Indeed they are – for now. However, more misfortune would continue to pile up. Less than two months later, in May 2019, the commander and spokesman of the FLN, the armed wing of Paul Rusesabagina’s MRCD, was arrested and confessed to having met with Uganda’s top security officials, and that at the moment of his capture a meeting between him and Brig Abel Kandiho, chief of Uganda's CMI - who had agreed to provide support to his rebellion - was pending.
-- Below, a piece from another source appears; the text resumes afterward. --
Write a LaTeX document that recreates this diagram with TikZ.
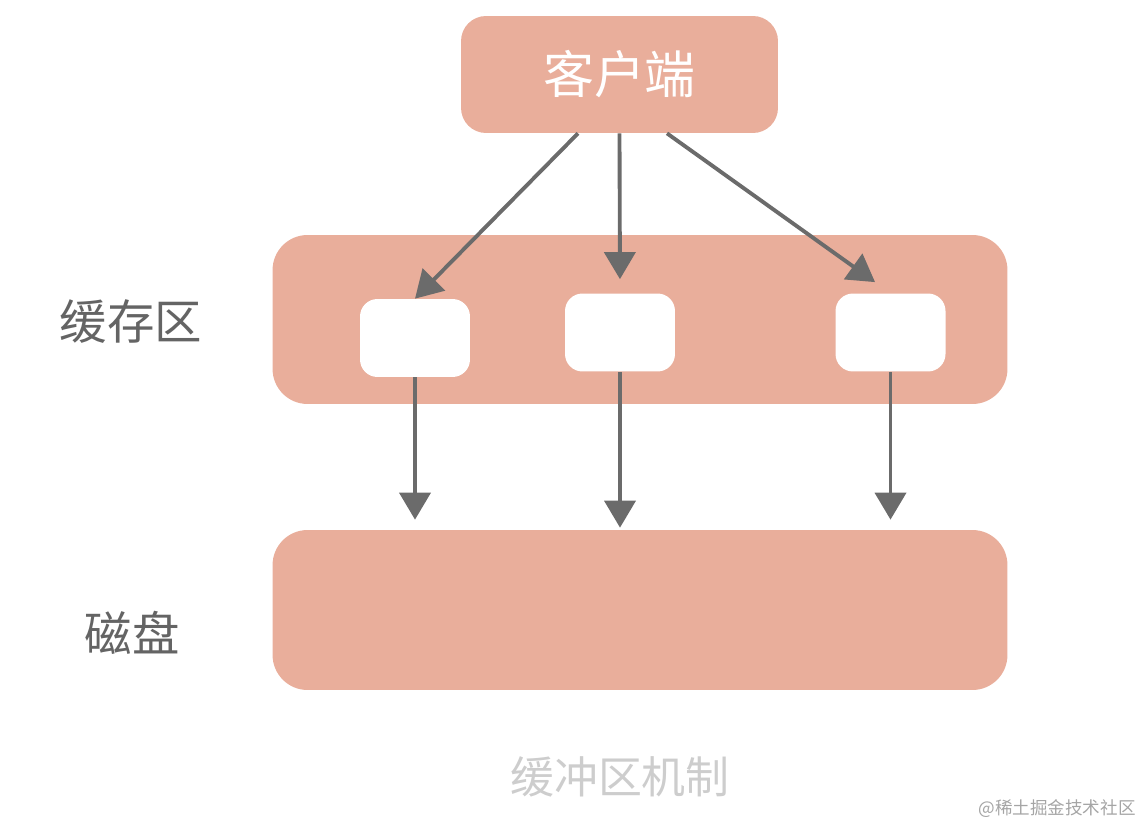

The MRCD is part of the P5, an RNC-led rebel coalition whose fighters are based in the DRC, and whose overall commander is Kayumba Nyamwasa, according to the 31 December 2018 United Nations Group of Experts Report on the Congo, which also confirmed the above mentioned existence of an extensive rebel recruitment network, including "logistical” support from Burundi.

"We are together” has not been enough, According to reliable sources, militarily, the number of casualties on the side of the multitude of RNC, Kayumba's terrorists on Congolese territory has been mounting, "many have been killed and dozens captured,” adding, "Doubters will soon be provided with ample evidence!”

In other words, the Kaguta-RNC scheme is failing miserably, despite the enormous support the former has provided the latter. The writing is now on the wall.

Thus some face-saving gimmick is needed to help bail Museveni out of his self-inflicted embarrassment, which explains Museveni’s errand to The Daily Monitor to float the idea that his allied terrorist group should engage in dialogue with the Rwandan government.

But this begs the question: Wouldn't it be much better for Museveni  and leaders of rebels against the Rwandan goverment to undertake dialogue on how they should pull their chestnuts out of the situation in which they now find themselves?